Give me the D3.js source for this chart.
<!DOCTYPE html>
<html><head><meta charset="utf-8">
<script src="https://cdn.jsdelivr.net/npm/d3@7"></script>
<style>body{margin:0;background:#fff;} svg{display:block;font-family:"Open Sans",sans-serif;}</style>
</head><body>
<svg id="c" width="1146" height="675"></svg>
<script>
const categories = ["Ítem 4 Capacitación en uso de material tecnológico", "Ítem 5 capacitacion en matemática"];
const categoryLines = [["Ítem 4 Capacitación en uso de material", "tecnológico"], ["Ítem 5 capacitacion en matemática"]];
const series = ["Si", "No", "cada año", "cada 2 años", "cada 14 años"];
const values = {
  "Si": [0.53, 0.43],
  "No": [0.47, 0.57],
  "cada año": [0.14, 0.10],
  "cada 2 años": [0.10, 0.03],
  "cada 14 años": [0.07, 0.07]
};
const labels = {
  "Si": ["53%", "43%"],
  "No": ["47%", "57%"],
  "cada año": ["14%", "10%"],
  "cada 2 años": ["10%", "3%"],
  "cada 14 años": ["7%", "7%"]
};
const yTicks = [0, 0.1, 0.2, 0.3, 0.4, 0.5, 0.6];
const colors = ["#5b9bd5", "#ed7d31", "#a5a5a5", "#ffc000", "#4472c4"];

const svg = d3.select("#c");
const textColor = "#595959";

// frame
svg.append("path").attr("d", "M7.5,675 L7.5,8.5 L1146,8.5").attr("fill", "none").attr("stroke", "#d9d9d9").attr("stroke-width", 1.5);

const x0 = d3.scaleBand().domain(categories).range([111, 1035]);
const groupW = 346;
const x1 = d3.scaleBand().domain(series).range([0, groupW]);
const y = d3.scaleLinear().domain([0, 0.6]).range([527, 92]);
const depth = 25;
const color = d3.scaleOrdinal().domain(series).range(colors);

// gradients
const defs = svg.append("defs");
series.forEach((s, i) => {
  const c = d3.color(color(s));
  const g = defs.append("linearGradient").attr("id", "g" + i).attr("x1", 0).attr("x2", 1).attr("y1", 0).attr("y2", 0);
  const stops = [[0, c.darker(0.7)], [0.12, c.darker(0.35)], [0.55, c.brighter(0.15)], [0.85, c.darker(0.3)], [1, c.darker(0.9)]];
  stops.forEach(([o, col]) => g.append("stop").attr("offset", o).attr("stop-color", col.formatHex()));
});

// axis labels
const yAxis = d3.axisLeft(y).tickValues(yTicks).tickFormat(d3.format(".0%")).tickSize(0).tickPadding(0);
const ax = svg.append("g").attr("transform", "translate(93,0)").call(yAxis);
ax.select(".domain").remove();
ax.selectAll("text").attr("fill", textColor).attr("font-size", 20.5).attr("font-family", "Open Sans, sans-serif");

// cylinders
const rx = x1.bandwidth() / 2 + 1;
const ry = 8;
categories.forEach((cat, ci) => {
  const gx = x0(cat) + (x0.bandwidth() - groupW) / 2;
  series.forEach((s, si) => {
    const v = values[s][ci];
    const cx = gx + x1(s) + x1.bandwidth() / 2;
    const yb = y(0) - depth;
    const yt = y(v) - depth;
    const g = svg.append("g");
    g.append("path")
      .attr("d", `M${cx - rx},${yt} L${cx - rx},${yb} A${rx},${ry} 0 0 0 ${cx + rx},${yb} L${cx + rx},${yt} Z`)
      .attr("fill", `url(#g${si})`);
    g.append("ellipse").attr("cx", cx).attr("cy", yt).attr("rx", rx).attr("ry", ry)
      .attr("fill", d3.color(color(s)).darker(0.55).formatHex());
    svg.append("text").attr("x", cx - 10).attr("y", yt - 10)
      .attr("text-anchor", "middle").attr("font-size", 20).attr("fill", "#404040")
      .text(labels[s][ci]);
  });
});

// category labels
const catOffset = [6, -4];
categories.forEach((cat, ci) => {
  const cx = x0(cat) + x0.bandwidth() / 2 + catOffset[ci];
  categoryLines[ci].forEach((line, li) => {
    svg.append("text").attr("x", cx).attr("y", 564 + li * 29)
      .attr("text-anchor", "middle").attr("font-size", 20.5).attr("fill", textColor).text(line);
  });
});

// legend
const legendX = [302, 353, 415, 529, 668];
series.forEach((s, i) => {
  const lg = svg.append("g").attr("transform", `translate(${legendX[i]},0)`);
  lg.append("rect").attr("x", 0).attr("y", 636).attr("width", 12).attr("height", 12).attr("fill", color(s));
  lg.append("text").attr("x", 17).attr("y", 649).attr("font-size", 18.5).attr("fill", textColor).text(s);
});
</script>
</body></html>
═══
Stated task -
Faithfully transcribe the whole of the data.

Exercise answer -
Give me the D3.js source for this chart.
<!DOCTYPE html>
<html><head><meta charset="utf-8">
<script src="https://cdn.jsdelivr.net/npm/d3@7"></script>
<style>body{margin:0;background:#fff;} svg{display:block;font-family:"Open Sans",sans-serif;}</style>
</head><body>
<svg id="c" width="1146" height="675"></svg>
<script>
const categories = ["Ítem 4 Capacitación en uso de material tecnológico", "Ítem 5 capacitacion en matemática"];
const categoryLines = [["Ítem 4 Capacitación en uso de material", "tecnológico"], ["Ítem 5 capacitacion en matemática"]];
const series = ["Si", "No", "cada año", "cada 2 años", "cada 14 años"];
const values = {
  "Si": [0.53, 0.43],
  "No": [0.47, 0.57],
  "cada año": [0.14, 0.10],
  "cada 2 años": [0.10, 0.03],
  "cada 14 años": [0.07, 0.07]
};
const labels = {
  "Si": ["53%", "43%"],
  "No": ["47%", "57%"],
  "cada año": ["14%", "10%"],
  "cada 2 años": ["10%", "3%"],
  "cada 14 años": ["7%", "7%"]
};
const yTicks = [0, 0.1, 0.2, 0.3, 0.4, 0.5, 0.6];
const colors = ["#5b9bd5", "#ed7d31", "#a5a5a5", "#ffc000", "#4472c4"];

const svg = d3.select("#c");
const textColor = "#595959";

// frame
svg.append("path").attr("d", "M7.5,675 L7.5,8.5 L1146,8.5").attr("fill", "none").attr("stroke", "#d9d9d9").attr("stroke-width", 1.5);

const x0 = d3.scaleBand().domain(categories).range([111, 1035]);
const groupW = 346;
const x1 = d3.scaleBand().domain(series).range([0, groupW]);
const y = d3.scaleLinear().domain([0, 0.6]).range([527, 92]);
const depth = 25;
const color = d3.scaleOrdinal().domain(series).range(colors);

// gradients
const defs = svg.append("defs");
series.forEach((s, i) => {
  const c = d3.color(color(s));
  const g = defs.append("linearGradient").attr("id", "g" + i).attr("x1", 0).attr("x2", 1).attr("y1", 0).attr("y2", 0);
  const stops = [[0, c.darker(0.7)], [0.12, c.darker(0.35)], [0.55, c.brighter(0.15)], [0.85, c.darker(0.3)], [1, c.darker(0.9)]];
  stops.forEach(([o, col]) => g.append("stop").attr("offset", o).attr("stop-color", col.formatHex()));
});

// axis labels
const yAxis = d3.axisLeft(y).tickValues(yTicks).tickFormat(d3.format(".0%")).tickSize(0).tickPadding(0);
const ax = svg.append("g").attr("transform", "translate(93,0)").call(yAxis);
ax.select(".domain").remove();
ax.selectAll("text").attr("fill", textColor).attr("font-size", 20.5).attr("font-family", "Open Sans, sans-serif");

// cylinders
const rx = x1.bandwidth() / 2 + 1;
const ry = 8;
categories.forEach((cat, ci) => {
  const gx = x0(cat) + (x0.bandwidth() - groupW) / 2;
  series.forEach((s, si) => {
    const v = values[s][ci];
    const cx = gx + x1(s) + x1.bandwidth() / 2;
    const yb = y(0) - depth;
    const yt = y(v) - depth;
    const g = svg.append("g");
    g.append("path")
      .attr("d", `M${cx - rx},${yt} L${cx - rx},${yb} A${rx},${ry} 0 0 0 ${cx + rx},${yb} L${cx + rx},${yt} Z`)
      .attr("fill", `url(#g${si})`);
    g.append("ellipse").attr("cx", cx).attr("cy", yt).attr("rx", rx).attr("ry", ry)
      .attr("fill", d3.color(color(s)).darker(0.55).formatHex());
    svg.append("text").attr("x", cx - 10).attr("y", yt - 10)
      .attr("text-anchor", "middle").attr("font-size", 20).attr("fill", "#404040")
      .text(labels[s][ci]);
  });
});

// category labels
const catOffset = [6, -4];
categories.forEach((cat, ci) => {
  const cx = x0(cat) + x0.bandwidth() / 2 + catOffset[ci];
  categoryLines[ci].forEach((line, li) => {
    svg.append("text").attr("x", cx).attr("y", 564 + li * 29)
      .attr("text-anchor", "middle").attr("font-size", 20.5).attr("fill", textColor).text(line);
  });
});

// legend
const legendX = [302, 353, 415, 529, 668];
series.forEach((s, i) => {
  const lg = svg.append("g").attr("transform", `translate(${legendX[i]},0)`);
  lg.append("rect").attr("x", 0).attr("y", 636).attr("width", 12).attr("height", 12).attr("fill", color(s));
  lg.append("text").attr("x", 17).attr("y", 649).attr("font-size", 18.5).attr("fill", textColor).text(s);
});
</script>
</body></html>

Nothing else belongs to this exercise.